For the listing underneath, give the count of lines containing the string "matplotlib" and nothing further.

● **Items**
============================================================

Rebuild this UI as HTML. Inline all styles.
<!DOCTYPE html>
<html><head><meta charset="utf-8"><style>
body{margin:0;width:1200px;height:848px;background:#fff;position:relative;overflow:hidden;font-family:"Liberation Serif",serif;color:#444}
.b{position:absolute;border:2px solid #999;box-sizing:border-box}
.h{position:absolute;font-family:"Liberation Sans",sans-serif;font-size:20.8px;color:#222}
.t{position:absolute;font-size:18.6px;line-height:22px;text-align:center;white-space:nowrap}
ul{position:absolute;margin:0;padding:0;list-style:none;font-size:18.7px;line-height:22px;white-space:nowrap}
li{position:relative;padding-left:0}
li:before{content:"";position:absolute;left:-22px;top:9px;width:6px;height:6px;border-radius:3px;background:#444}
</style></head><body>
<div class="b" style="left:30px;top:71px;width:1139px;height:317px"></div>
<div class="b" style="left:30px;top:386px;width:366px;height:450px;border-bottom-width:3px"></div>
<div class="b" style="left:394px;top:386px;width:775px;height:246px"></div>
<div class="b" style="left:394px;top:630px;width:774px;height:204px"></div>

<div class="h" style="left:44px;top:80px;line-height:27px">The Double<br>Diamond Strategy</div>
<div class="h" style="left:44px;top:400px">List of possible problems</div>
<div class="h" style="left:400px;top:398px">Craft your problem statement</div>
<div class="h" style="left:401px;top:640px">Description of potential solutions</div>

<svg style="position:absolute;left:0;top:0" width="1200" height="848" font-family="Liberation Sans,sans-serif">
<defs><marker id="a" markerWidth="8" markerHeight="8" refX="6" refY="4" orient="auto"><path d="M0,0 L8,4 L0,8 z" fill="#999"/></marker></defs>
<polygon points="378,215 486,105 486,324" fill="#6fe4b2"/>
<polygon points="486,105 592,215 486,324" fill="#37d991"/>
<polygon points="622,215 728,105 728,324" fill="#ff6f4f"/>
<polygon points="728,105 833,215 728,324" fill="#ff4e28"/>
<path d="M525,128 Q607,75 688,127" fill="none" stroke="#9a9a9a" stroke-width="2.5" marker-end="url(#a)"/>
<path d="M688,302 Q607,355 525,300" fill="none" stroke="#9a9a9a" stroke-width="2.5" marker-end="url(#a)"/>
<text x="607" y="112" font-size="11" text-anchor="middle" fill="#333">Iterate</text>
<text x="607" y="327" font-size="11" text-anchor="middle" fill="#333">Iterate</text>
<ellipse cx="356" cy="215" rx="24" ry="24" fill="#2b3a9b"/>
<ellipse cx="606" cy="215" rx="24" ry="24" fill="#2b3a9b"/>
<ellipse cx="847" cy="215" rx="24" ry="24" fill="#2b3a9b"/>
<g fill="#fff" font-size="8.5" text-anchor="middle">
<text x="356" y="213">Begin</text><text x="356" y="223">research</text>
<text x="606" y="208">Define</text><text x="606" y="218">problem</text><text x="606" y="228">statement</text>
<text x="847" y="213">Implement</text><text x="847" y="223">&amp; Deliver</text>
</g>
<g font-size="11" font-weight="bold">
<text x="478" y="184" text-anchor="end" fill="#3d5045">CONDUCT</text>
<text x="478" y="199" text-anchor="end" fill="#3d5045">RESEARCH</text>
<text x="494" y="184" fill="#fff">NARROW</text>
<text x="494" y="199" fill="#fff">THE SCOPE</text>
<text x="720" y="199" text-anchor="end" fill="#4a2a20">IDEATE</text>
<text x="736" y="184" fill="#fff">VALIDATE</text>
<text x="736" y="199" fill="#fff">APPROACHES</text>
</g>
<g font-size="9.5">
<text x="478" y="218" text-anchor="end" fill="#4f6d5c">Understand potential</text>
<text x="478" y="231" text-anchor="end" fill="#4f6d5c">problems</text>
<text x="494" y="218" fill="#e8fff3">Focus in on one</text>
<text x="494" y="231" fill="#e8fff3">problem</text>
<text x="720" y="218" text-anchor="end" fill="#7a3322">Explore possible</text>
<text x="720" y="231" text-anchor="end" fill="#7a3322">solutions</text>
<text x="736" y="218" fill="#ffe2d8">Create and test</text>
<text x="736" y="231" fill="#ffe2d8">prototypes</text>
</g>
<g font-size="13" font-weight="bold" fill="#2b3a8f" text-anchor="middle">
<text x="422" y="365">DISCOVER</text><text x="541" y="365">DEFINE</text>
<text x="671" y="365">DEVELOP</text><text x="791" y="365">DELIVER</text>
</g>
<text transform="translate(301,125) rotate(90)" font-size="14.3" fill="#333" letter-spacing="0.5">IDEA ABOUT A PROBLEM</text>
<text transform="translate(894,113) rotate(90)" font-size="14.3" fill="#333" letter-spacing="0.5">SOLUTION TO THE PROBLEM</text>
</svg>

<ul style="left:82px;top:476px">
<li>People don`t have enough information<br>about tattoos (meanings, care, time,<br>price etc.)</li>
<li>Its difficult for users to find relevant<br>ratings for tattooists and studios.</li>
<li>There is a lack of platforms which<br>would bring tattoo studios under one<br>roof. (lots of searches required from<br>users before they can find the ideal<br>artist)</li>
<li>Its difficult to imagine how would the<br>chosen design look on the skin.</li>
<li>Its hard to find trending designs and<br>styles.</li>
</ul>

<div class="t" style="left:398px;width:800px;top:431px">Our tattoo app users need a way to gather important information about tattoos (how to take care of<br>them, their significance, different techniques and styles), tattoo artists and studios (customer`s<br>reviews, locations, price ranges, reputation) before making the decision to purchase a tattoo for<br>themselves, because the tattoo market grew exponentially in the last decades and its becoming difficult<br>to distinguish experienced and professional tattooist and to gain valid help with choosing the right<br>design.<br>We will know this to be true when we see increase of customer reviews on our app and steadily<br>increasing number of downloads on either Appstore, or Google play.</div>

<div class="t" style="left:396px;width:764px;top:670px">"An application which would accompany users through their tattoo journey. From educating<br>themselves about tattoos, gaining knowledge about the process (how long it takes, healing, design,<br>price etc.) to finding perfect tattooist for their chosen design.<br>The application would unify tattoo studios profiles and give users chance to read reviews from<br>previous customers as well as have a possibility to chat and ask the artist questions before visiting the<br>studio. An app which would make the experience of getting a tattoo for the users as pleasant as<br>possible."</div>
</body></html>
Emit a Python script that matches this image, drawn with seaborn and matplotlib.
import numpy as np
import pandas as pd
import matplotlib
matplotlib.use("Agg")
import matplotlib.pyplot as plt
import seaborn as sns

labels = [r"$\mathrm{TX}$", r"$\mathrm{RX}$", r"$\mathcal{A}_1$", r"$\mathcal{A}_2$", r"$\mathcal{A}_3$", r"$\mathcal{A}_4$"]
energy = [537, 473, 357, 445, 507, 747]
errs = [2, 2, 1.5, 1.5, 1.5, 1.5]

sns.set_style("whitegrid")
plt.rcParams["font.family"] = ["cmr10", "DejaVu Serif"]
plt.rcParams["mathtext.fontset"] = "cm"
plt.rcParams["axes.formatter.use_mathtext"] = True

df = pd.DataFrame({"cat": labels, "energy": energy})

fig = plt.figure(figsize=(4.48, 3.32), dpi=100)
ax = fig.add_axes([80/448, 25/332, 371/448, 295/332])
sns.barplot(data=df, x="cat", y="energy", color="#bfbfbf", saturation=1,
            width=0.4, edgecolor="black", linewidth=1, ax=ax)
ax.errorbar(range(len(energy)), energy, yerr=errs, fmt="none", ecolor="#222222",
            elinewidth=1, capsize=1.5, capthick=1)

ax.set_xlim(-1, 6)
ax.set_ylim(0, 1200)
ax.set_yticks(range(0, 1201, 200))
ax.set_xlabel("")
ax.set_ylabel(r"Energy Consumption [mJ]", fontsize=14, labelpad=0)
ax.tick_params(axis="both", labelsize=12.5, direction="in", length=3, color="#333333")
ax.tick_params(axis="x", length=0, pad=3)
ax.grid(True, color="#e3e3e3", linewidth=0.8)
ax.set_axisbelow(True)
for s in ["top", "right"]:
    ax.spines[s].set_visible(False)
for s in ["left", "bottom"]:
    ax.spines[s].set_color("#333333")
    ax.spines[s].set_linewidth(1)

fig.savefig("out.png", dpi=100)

============================================================

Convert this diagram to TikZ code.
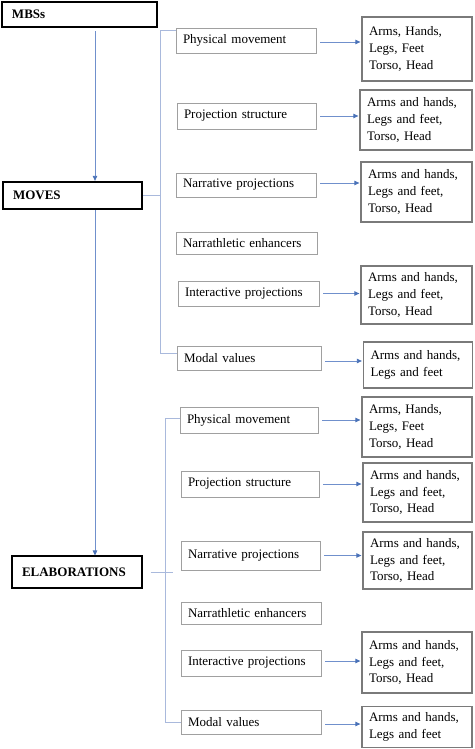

============================================================

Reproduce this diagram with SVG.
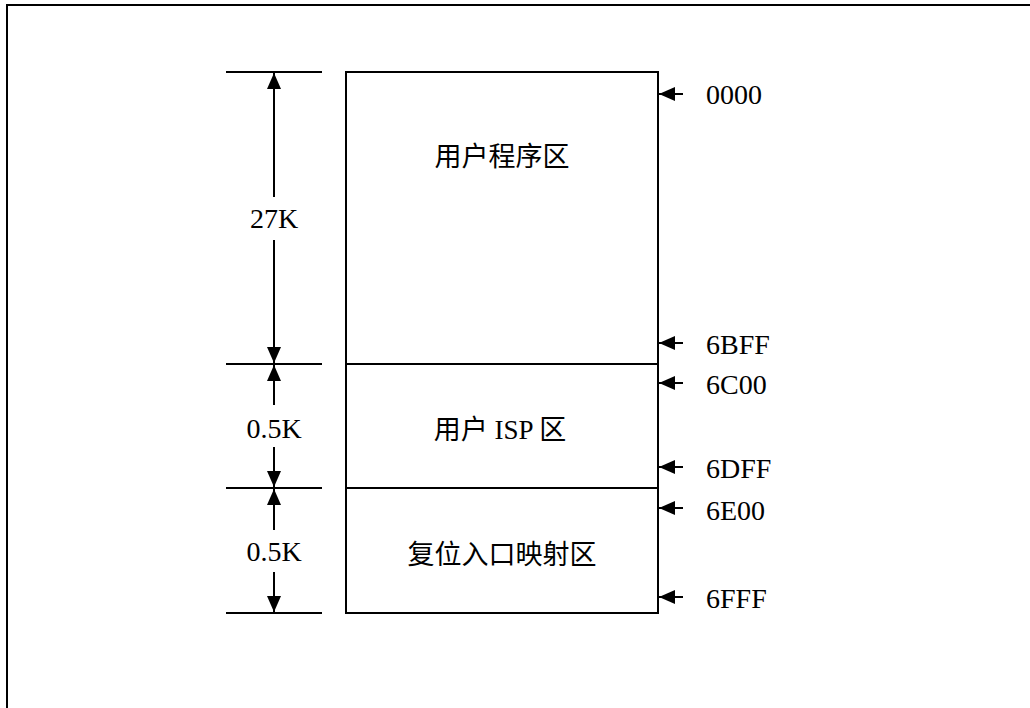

============================================================

● **Problem solution**
4